BoraxFlux - Sketchbook

This site is terrific. For quite a while I’ve been intrigued by CGI work (and 3D printing). Made the first objects with Blender and followed online tutorials (e.g. Gus -> Blender Wiki). Lurked a lot on this website for the good stuff… the amount of knowledge and quality is humbling and inspiring.

A lizard, made from a cube, subdividing and extrusion and subsequently adding details in Sculpt mode, it has a bone structure for composition:

There are earlier experiments, in which I found that uneven meshes (uneven of density/structure and/or containing triangles or faces with 5 or more vertices) were not good for sculpting. Also when manipulating the mesh in Sculpt mode I noticed when used in extreme, the mesh started to contain gaps and became distorted (I had no knowledge about "Enable Dynamic’ for instance). With the lizard I tried to keep the mesh as even of density as possible, and avoid triangles and faces with 4+ vertices as much as I could.

These are some of those early experiments :

The next project would be printing a Blender object in 3D. I fotographed the head of my hubby from the front, the side and the back and used those photographs as background in blender on all three axes.

I like the details - good work!

You may already know this, but a word of warning regarding sculpting a human head - sculpting in orthographic mode (which is how the background images will be visible, last time I checked) will be quite awkward and will not be conducive to achieving appropriate proportions for a perspective render. I open a number of image panes and load the reference images in there so that they are visible at all times whilst I sculpt in perspective. Alternatively, create a single image in an external application and put that in an image pane.

I had been sculpting in perspective with a focal length of 50mm in the 3D view window (and same focal length for render), but Doris suggested 100mm, which I used this morning and found to be much better.

Thank you for the sound advice Blender Matt! Wish I had signed up earlier for that: for this project I learned it the hard way. My photographs were not orthographic but showed the subject in perspective, which did not work well in orthographic mode indeed. I had to ‘guess’ the average form of the details between front and side view of the photographs in orthographic mode.

Moreover: it’s hard to determine a surface-point of an object in 3D, when the photographs on the x and y axis show mostly soft-toned skin. In hind-sight I wished I had painted reference dots on the face of my hubby before taking photographs (that would have been a lovely job).

In hind-sight I should drop the used method altogether…and use your (Matt) method for similar projects in the future.
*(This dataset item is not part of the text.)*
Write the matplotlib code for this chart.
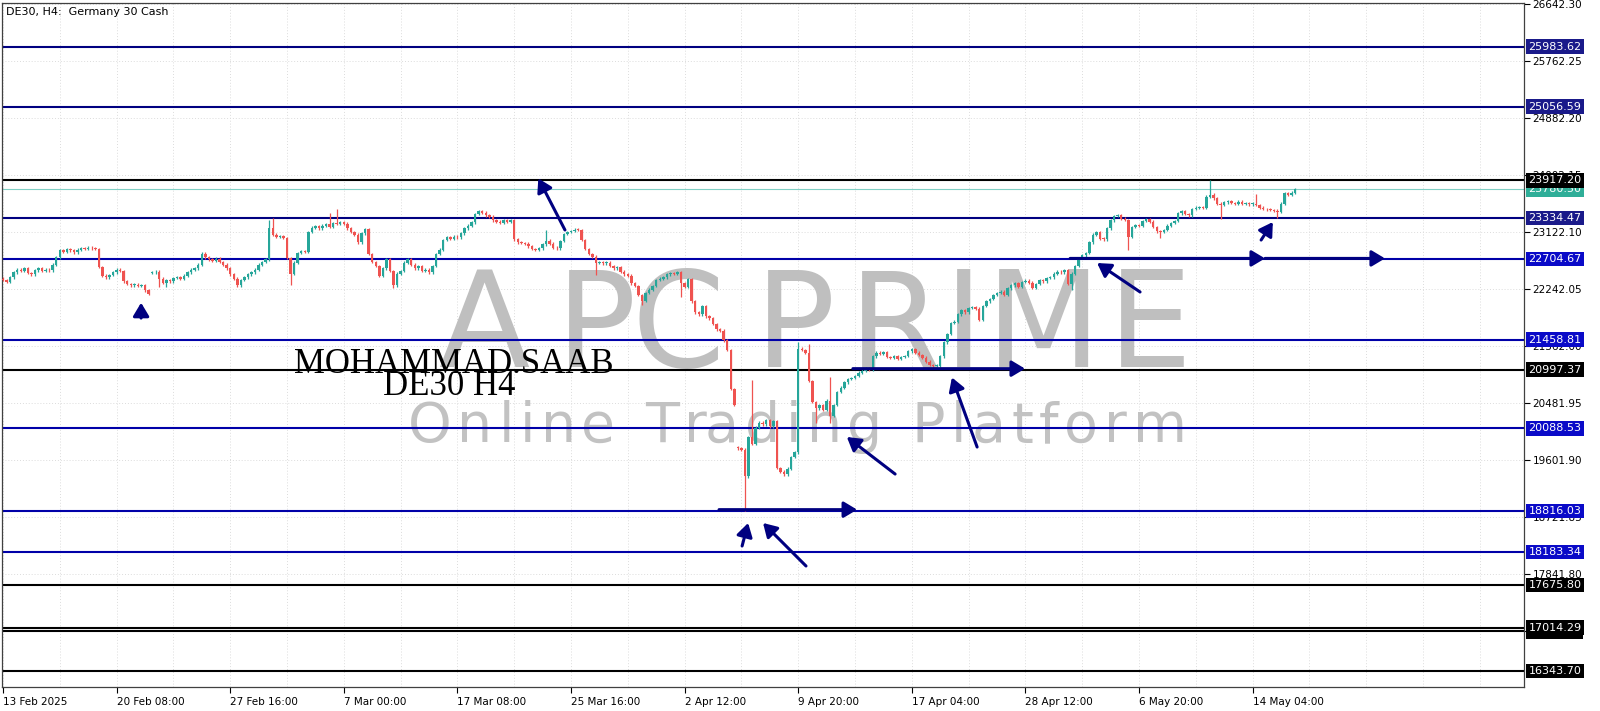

Because of my earlier experience with the sculpting mode in Blender I decided to prepare the portrait in such a way, that only little detail had to be added in sculpt mode. I started out with one vertex-point, drew the outlines of front and side- view and filled the model with faces, each and everyone individually by hand… it took frustratingly long. (Extremely grateful for the ‘mirror’ function.).
Building nose, lips and chin:

At one point I even started to browse for information about 3D scanners… I kept making progress however and a big motivation was to see the model 3D printed, the final goal.
The completed portrait in Blender:

A colleague of mine owns a 3D printer (Ultimaker, printed in PLA) and made the physical version, a bust of it is now standing next to my computer at work:

On to the next project =)

Excellent sculpt! Only you can attest to the likeness, but it looks good to me :wink: For a moment there I thought the bottom image was a render, I was going to say that you had managed excellent photo-realism haha. You method sounds taxing, but your results are good!

I am not the best person (by very long way) to comment on all the best ways to sculpt, or the results, I’m still very new to it myself. I’m just passing on information given to me recently. I have learnt a lot in a short period of time reading critiques of other people’s work on here, and then having my own work critiqued (especially from Doris & Michalis), so I know from experience that there is plenty of excellent advice to be found here. FXRs thread concerning the facial topography of Viggo had a lot of useful ideas for me to consider in my own work - I know that saved me from a number of issues that would have consumed a lot of time!

My most recent effort has found me focusing very specifically on the forms that create the light and shadow on the face. I have approximately blocked out shapes on my reference images that show areas where they are lit from above and shadowed below. It seems to have helped me so far to get a handle on the real 3D form from 2D images, perhaps that may help with the issue determining a surface-point of an object in 3D. That may mean you don’t have to paint dots on people’s faces, whether that is good or bad is up to you!